PROBLEM DESCRIPTION:
Extract word for word the lines of the listing from its start to the line holding "y_ticks = [0, 25, 50, 75, 100]", both ends kept; pictures are not part of the copy.

Charts and diagrams as code:
================================

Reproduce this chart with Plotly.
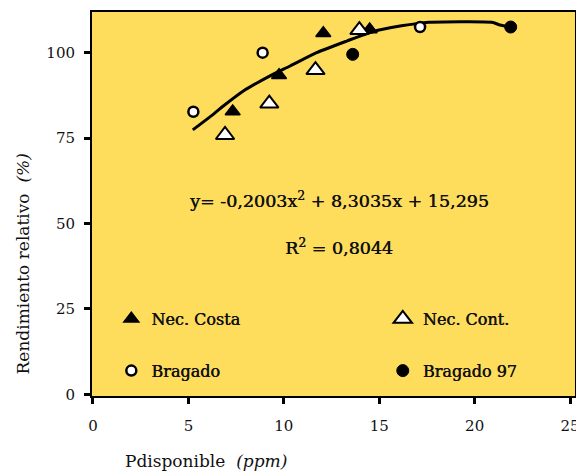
import plotly.graph_objects as go

# ---- data ----
nec_costa_x = [7.32, 9.75, 12.07, 14.5]
nec_costa_y = [82.8, 93.4, 105.7, 106.8]

nec_cont_x = [6.92, 9.24, 11.66, 13.96]
nec_cont_y = [75.9, 85.1, 94.9, 106.6]

bragado_x = [5.26, 8.89, 17.14]
bragado_y = [82.7, 100.0, 107.5]

bragado97_x = [13.61, 21.89]
bragado97_y = [99.5, 107.5]

curve_x = [5.23, 6.13, 6.83, 7.88, 9.28, 10.33, 11.72, 13.3, 14.69, 16.09, 17.14, 17.6, 20.9, 21.33, 21.89]
curve_y = [77.4, 81.2, 84.4, 88.8, 93.2, 96.1, 100.0, 103.4, 106.2, 107.8, 108.6, 108.9, 108.9, 108.1, 107.5]

x_ticks = [0, 5, 10, 15, 20, 25]
y_ticks = [0, 25, 50, 75, 100]

equation_text = "y= -0,2003x<sup>2</sup> + 8,3035x + 15,295"
r2_text = "R<sup>2</sup> = 0,8044"
x_title = "Pdisponible  <i>(ppm)</i>"
y_title = "Rendimiento relativo  <i>(%)</i>"

SERIF = "DejaVu Serif"
INK = "#111111"
HEAVY = "0.45px 0 0 #111111"

fig = go.Figure()

fig.add_trace(go.Scatter(x=curve_x, y=curve_y, mode="lines",
                         line=dict(color="black", width=3, shape="spline", smoothing=0.6),
                         showlegend=False, hoverinfo="skip"))

fig.add_trace(go.Scatter(x=nec_costa_x, y=nec_costa_y, mode="markers", name="Nec. Costa",
                         marker=dict(symbol="triangle-up", size=13, color="black",
                                     line=dict(color="black", width=1.5)),
                         legend="legend", legendgroup="a"))
fig.add_trace(go.Scatter(x=bragado_x, y=bragado_y, mode="markers", name="Bragado",
                         marker=dict(symbol="circle", size=10, color="white",
                                     line=dict(color="black", width=2.5)),
                         legend="legend", legendgroup="b"))
fig.add_trace(go.Scatter(x=nec_cont_x, y=nec_cont_y, mode="markers", name="Nec. Cont.",
                         marker=dict(symbol="triangle-up", size=16, color="white",
                                     line=dict(color="black", width=2)),
                         legend="legend2", legendgroup="c"))
fig.add_trace(go.Scatter(x=bragado97_x, y=bragado97_y, mode="markers", name="Bragado 97",
                         marker=dict(symbol="circle", size=12, color="black",
                                     line=dict(color="black", width=1)),
                         legend="legend2", legendgroup="d"))

axis_common = dict(showgrid=False, zeroline=False, showline=True, linecolor="black",
                   linewidth=2, mirror=True, ticks="outside", ticklen=6, tickwidth=3,
                   tickcolor="black", tickfont=dict(family=SERIF, size=15, color=INK))

fig.update_xaxes(range=[-0.052, 25.26], tickvals=x_ticks, ticklabelstandoff=9, **axis_common)
fig.update_yaxes(range=[-0.5, 111.9], tickvals=y_ticks, ticklabelstandoff=6, **axis_common)

legend_common = dict(bgcolor="rgba(0,0,0,0)", borderwidth=0, orientation="v",
                     font=dict(family=SERIF, size=16, color=INK, shadow=HEAVY),
                     tracegroupgap=28, traceorder="grouped", xanchor="left", yanchor="top",
                     itemclick=False, itemdoubleclick=False)

# page has an 8px body margin; figure is sized so the plot box lands where the reference has it
fig.update_layout(
    width=576, height=465,
    margin=dict(l=84, r=9, t=2, b=77),
    paper_bgcolor="white",
    plot_bgcolor="#FFDD5C",
    legend=dict(x=0.04, y=0.245, **legend_common),
    legend2=dict(x=0.602, y=0.245, **legend_common),
    annotations=[
        dict(text=equation_text, xref="paper", yref="paper", x=0.512, y=0.51,
             showarrow=False, font=dict(family=SERIF, size=17.5, color=INK, shadow=HEAVY)),
        dict(text=r2_text, xref="paper", yref="paper", x=0.512, y=0.387,
             showarrow=False, font=dict(family=SERIF, size=17.5, color=INK, shadow=HEAVY)),
        dict(text=x_title, xref="paper", yref="paper", x=0.236, y=-0.17,
             xanchor="center", yanchor="middle",
             showarrow=False, font=dict(family=SERIF, size=17, color=INK)),
        dict(text=y_title, xref="paper", yref="paper", x=-0.143, y=0.345, textangle=-90,
             xanchor="center", yanchor="middle",
             showarrow=False, font=dict(family=SERIF, size=17, color=INK)),
    ],
)

fig.write_html("out.html")
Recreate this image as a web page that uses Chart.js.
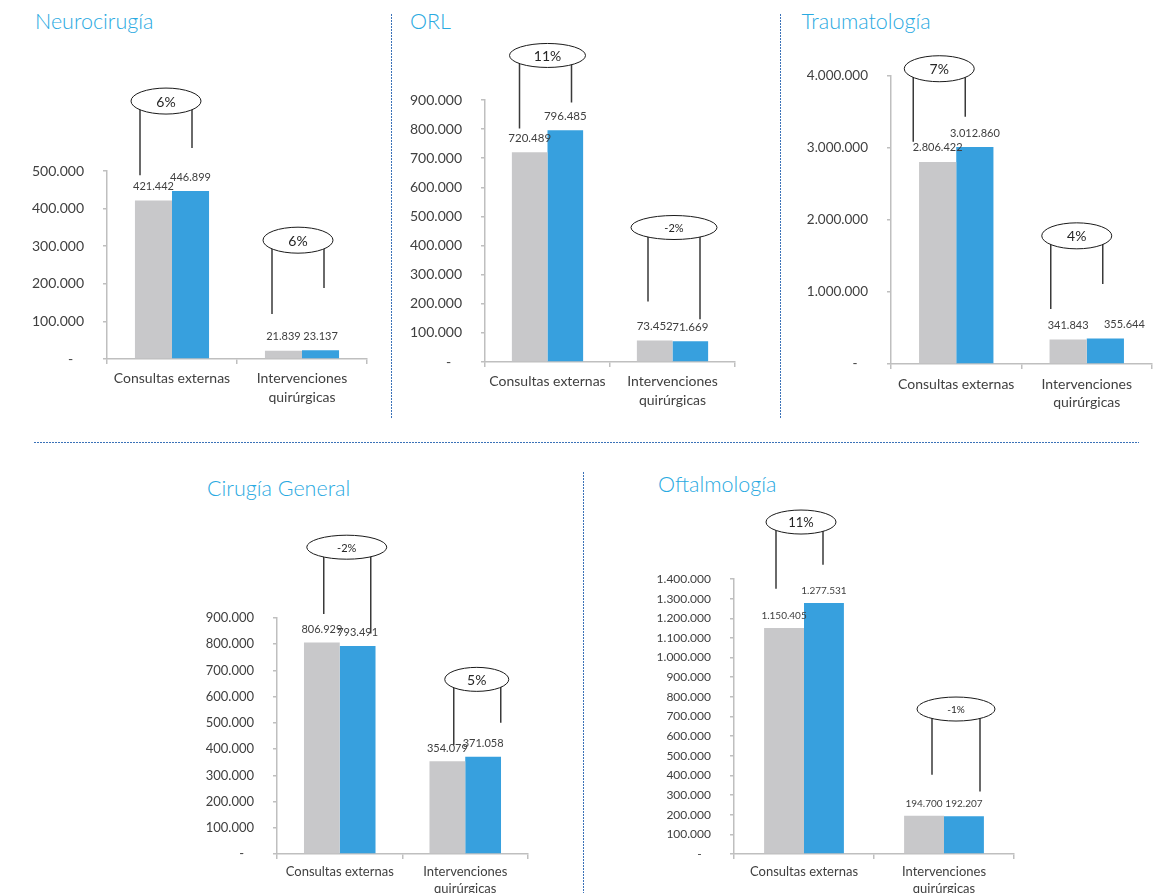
<!DOCTYPE html>
<html lang="es">
<head>
<meta charset="utf-8">
<title>Actividad asistencial por especialidad</title>
<script src="https://cdn.jsdelivr.net/npm/chart.js@4.4.1/dist/chart.umd.min.js"></script>
<style>
  html, body { margin: 0; padding: 0; background: #fff; overflow: hidden; }
  body { width: 1169px; height: 893px; position: relative; font-family: Lato, sans-serif; }
  .title { position: absolute; color: #29a9e1; font-family: Lato, sans-serif; font-weight: 300;
           font-size: 21.5px; line-height: 1.2; white-space: nowrap; }
  .sep-v { position: absolute; width: 1px;
           background: repeating-linear-gradient(to bottom, #3b72b8 0 2px, transparent 2px 3px); }
  .sep-h { position: absolute; height: 1px;
           background: repeating-linear-gradient(to right, #3b72b8 0 2px, transparent 2px 3px); }
  canvas { position: absolute; }
</style>
</head>
<body>
<div class="sep-v" style="left:391px; top:14px; height:404px;"></div>
<div class="sep-v" style="left:780px; top:14px; height:404px;"></div>
<div class="sep-h" style="left:34px; top:442px; width:1105px;"></div>
<div class="sep-v" style="left:583px; top:472px; height:421px;"></div>
<script>
// ---- data ----
const categories = ['Consultas externas', ['Intervenciones', 'quirúrgicas']];
const titles = ['Neurocirugía', 'ORL', 'Traumatología', 'Cirugía General', 'Oftalmología'];

const neuroPrev   = [421442, 21839];
const neuroCurr   = [446899, 23137];
const orlPrev     = [720489, 73452];
const orlCurr     = [796485, 71669];
const traumaPrev  = [2806422, 341843];
const traumaCurr  = [3012860, 355644];
const cirugiaPrev = [806929, 354079];
const cirugiaCurr = [793491, 371058];
const oftalmoPrev = [1150405, 194700];
const oftalmoCurr = [1277531, 192207];

// y-axis range and tick step per panel
const axisMax  = [500000, 900000, 4000000, 900000, 1400000];
const axisStep = [100000, 100000, 1000000, 100000, 100000];

const series = [
  [neuroPrev, neuroCurr],
  [orlPrev, orlCurr],
  [traumaPrev, traumaCurr],
  [cirugiaPrev, cirugiaCurr],
  [oftalmoPrev, oftalmoCurr]
];

// ---- layout & style ----
const TEXT = '#404040', GREY = '#c8c8ca', BLUE = '#37a0de', AXIS = '#bfbfbf';
const YW = 100, XH = 50, RP = 15, TITLE_SIZE = 21.5;

// plot: [left, right, top, bottom] of the plotting area on the page
// callouts: ellipse offset from category centre (px), ellipse height and leg ends in axis units
const layout = [
  { plot: [107, 367, 171, 359], regionTop: 40, title: [35, 30.7],
    tick: 14, cat: 14, catLine: 19, catPad: 5, val: 11, gap: 14, pos: 14, neg: 11,
    callouts: [
      { dx: -6, at: 686000, left: [-26, 489000], right: [26, 561000], rx: 35, ry: 13 },
      { dx: -4, at: 316000, left: [-26, 120000], right: [26, 189000], rx: 35, ry: 13 }
    ] },
  { plot: [485, 735, 100, 362], regionTop: 40, title: [410, 30],
    tick: 14, cat: 14, catLine: 19, catPad: 5, val: 11.5, gap: 14, pos: 14, neg: 11,
    callouts: [
      { dx: 0, at: 1053000, left: [-28, 802000], right: [24, 891000], rx: 38, ry: 12 },
      { dx: 1.5, at: 462000, left: [-26, 208000], right: [26, 147000], rx: 43, ry: 12 }
    ] },
  { plot: [891, 1152, 76, 364], regionTop: 40, title: [801.5, 30],
    tick: 13.5, cat: 14, catLine: 18, catPad: 6, val: 11, gap: 14, pos: 14, neg: 11,
    shift: [[0, 0], [0, 19]],
    callouts: [
      { dx: -17, at: 4101000, left: [-26, 3087000], right: [26, 3434000], rx: 35, ry: 13 },
      { dx: -10, at: 1780000, left: [-26, 765000], right: [26, 1112000], rx: 35, ry: 13 }
    ] },
  { plot: [277, 528, 618, 854], regionTop: 500, title: [207, 497.7],
    tick: 13, cat: 13, catLine: 17, catPad: 4, val: 11, gap: 13, pos: 14, neg: 11,
    callouts: [
      { dx: 7, at: 1170000, left: [-23, 915000], right: [24, 841000], rx: 40, ry: 12 },
      { dx: 11.5, at: 666000, left: [-23, 416000], right: [24, 501000], rx: 32, ry: 12 }
    ] },
  { plot: [734, 1014, 579, 854], regionTop: 500, title: [658, 493.3],
    tick: 12, cat: 13, catLine: 17, catPad: 4, val: 10, gap: 12, pos: 13, neg: 10,
    callouts: [
      { dx: -3, at: 1690000, left: [-25, 1351000], right: [22, 1473000], rx: 35, ry: 12 },
      { dx: 12, at: 738000, left: [-24, 403000], right: [24, 318000], rx: 39, ry: 12 }
    ] }
];

const fmt = v => String(Math.round(v)).replace(/\B(?=(\d{3})+(?!\d))/g, '.');

// value labels above the bars plus the variation callouts
function annotations(L) {
  return {
    id: 'annotations',
    afterDatasetsDraw(chart) {
      const ctx = chart.ctx, xs = chart.scales.x, ys = chart.scales.y;
      ctx.save();
      ctx.textAlign = 'center';
      ctx.textBaseline = 'middle';
      ctx.font = L.val + 'px Lato';
      ctx.fillStyle = TEXT;
      chart.data.datasets.forEach((ds, di) => {
        chart.getDatasetMeta(di).data.forEach((bar, i) => {
          const shift = L.shift ? L.shift[di][i] : 0;
          ctx.fillText(fmt(ds.data[i]), bar.x + shift, bar.y - L.gap);
        });
      });
      const prev = chart.data.datasets[0].data, curr = chart.data.datasets[1].data;
      L.callouts.forEach((c, i) => {
        const cx = xs.getPixelForValue(i) + c.dx;
        const cy = ys.getPixelForValue(c.at);
        ctx.strokeStyle = '#3a3a3a';
        ctx.lineWidth = 1.5;
        ctx.beginPath();
        ctx.moveTo(cx + c.left[0], cy);
        ctx.lineTo(cx + c.left[0], ys.getPixelForValue(c.left[1]));
        ctx.moveTo(cx + c.right[0], cy);
        ctx.lineTo(cx + c.right[0], ys.getPixelForValue(c.right[1]));
        ctx.stroke();
        ctx.beginPath();
        ctx.ellipse(cx, cy, c.rx, c.ry, 0, 0, Math.PI * 2);
        ctx.fillStyle = '#fff';
        ctx.fill();
        ctx.strokeStyle = '#1a1a1a';
        ctx.lineWidth = 1;
        ctx.stroke();
        const pct = Math.round((curr[i] / prev[i] - 1) * 100);
        ctx.fillStyle = '#262626';
        ctx.font = (pct < 0 ? L.neg : L.pos) + 'px Lato';
        ctx.fillText(pct + '%', cx, cy + 1);
      });
      ctx.restore();
    }
  };
}

series.forEach(([prev, curr], k) => {
  const L = layout[k];
  const [pl, pr, pt, pb] = L.plot;

  const t = document.createElement('div');
  t.className = 'title';
  t.textContent = titles[k];
  t.style.left = L.title[0] + 'px';
  t.style.top = (L.title[1] - 0.987 * TITLE_SIZE) + 'px';
  document.body.appendChild(t);

  const padTop = pt - L.regionTop;
  const w = pr - pl + YW + RP, h = padTop + (pb - pt) + XH;
  const canvas = document.createElement('canvas');
  canvas.width = w; canvas.height = h;
  canvas.style.width = w + 'px'; canvas.style.height = h + 'px';
  canvas.style.left = (pl - YW) + 'px';
  canvas.style.top = L.regionTop + 'px';
  document.body.appendChild(canvas);

  new Chart(canvas, {
    type: 'bar',
    data: {
      labels: categories,
      datasets: [
        { label: 'Año anterior', data: prev, backgroundColor: GREY, borderWidth: 0,
          categoryPercentage: 0.57, barPercentage: 1 },
        { label: 'Año actual', data: curr, backgroundColor: BLUE, borderWidth: 0,
          categoryPercentage: 0.57, barPercentage: 1 }
      ]
    },
    options: {
      responsive: false,
      animation: false,
      devicePixelRatio: 1,
      layout: { padding: { top: padTop, left: 0, right: RP, bottom: 0 } },
      plugins: { legend: { display: false }, tooltip: { enabled: false } },
      scales: {
        x: {
          grid: { offset: true, drawOnChartArea: false, color: AXIS, tickLength: 5, lineWidth: 1.5 },
          border: { color: AXIS, width: 1.5 },
          ticks: { color: TEXT, font: { family: 'Lato', size: L.cat, lineHeight: L.catLine + 'px' },
                   padding: L.catPad, maxRotation: 0, autoSkip: false },
          afterFit: s => { s.height = XH; }
        },
        y: {
          min: 0, max: axisMax[k],
          grid: { drawOnChartArea: false, color: AXIS, tickLength: 4, lineWidth: 1.5 },
          border: { color: AXIS, width: 1.5 },
          ticks: { stepSize: axisStep[k], color: TEXT, font: { family: 'Lato', size: L.tick },
                   padding: 19, autoSkip: false,
                   callback: v => v === 0 ? '-   ' : fmt(v) },
          afterFit: s => { s.width = YW; }
        }
      }
    },
    plugins: [annotations(L)]
  });
});
</script>
</body>
</html>
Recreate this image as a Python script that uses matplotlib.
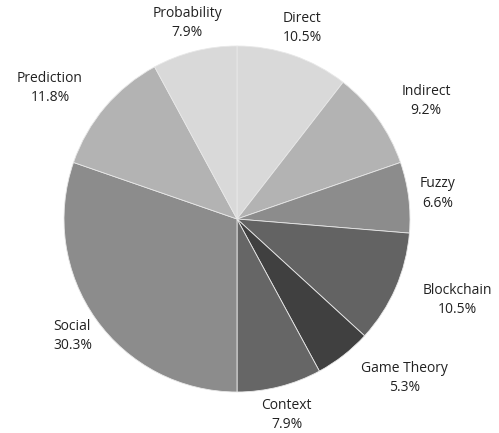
import matplotlib
matplotlib.use("Agg")
import matplotlib.pyplot as plt
import numpy as np

plt.rcParams["font.family"] = ["Open Sans", "DejaVu Sans"]

categories = ["Direct", "Indirect", "Fuzzy", "Blockchain", "Game Theory",
              "Context", "Social", "Prediction", "Probability"]
shares = [10.5, 9.2, 6.6, 10.5, 5.3, 7.9, 30.3, 11.8, 7.9]
colors = ["#d9d9d9", "#b3b3b3", "#8c8c8c", "#636363", "#404040",
          "#666666", "#8c8c8c", "#b3b3b3", "#d9d9d9"]

fig = plt.figure(figsize=(4.99, 4.33), dpi=100)
W, H = 499, 433
cx, cy, r = 237, 219, 173
ax = fig.add_axes([(cx - r) / W, (H - cy - r) / H, 2 * r / W, 2 * r / H])

wedges, _ = ax.pie(shares, colors=colors, startangle=90, counterclock=False,
                   radius=1, wedgeprops=dict(edgecolor="#e8e8e8", linewidth=0.6))
ax.set_xlim(-1, 1)
ax.set_ylim(-1, 1)
ax.set_aspect("equal")
ax.axis("off")

# labels: centred on the mid-angle unless the box would cut into the pie,
# then pushed to the side (left/right aligned on the anchor point)
renderer = fig.canvas.get_renderer()
inv = ax.transData.inverted()
for w, name, s in zip(wedges, categories, shares):
    ang = np.deg2rad((w.theta1 + w.theta2) / 2)
    x, y = 1.168 * np.cos(ang), 1.168 * np.sin(ang)
    t = ax.text(x, y, f"{name}\n{s}%", ha="center", va="center",
                multialignment="center", fontsize=10, color="#222222",
                linespacing=1.4, clip_on=False)
    bb = inv.transform(t.get_window_extent(renderer))
    (x0, y0), (x1, y1) = bb
    nx = min(max(0, x0), x1)
    ny = min(max(0, y0), y1)
    if np.hypot(nx, ny) < 0.995:
        t.set_ha("left" if x > 0 else "right")

fig.savefig("out.png", dpi=100)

================================

RESULT OF THE TASK:
Reproduce this chart with Plotly.
import plotly.graph_objects as go

# ---- data ----
nec_costa_x = [7.32, 9.75, 12.07, 14.5]
nec_costa_y = [82.8, 93.4, 105.7, 106.8]

nec_cont_x = [6.92, 9.24, 11.66, 13.96]
nec_cont_y = [75.9, 85.1, 94.9, 106.6]

bragado_x = [5.26, 8.89, 17.14]
bragado_y = [82.7, 100.0, 107.5]

bragado97_x = [13.61, 21.89]
bragado97_y = [99.5, 107.5]

curve_x = [5.23, 6.13, 6.83, 7.88, 9.28, 10.33, 11.72, 13.3, 14.69, 16.09, 17.14, 17.6, 20.9, 21.33, 21.89]
curve_y = [77.4, 81.2, 84.4, 88.8, 93.2, 96.1, 100.0, 103.4, 106.2, 107.8, 108.6, 108.9, 108.9, 108.1, 107.5]

x_ticks = [0, 5, 10, 15, 20, 25]
y_ticks = [0, 25, 50, 75, 100]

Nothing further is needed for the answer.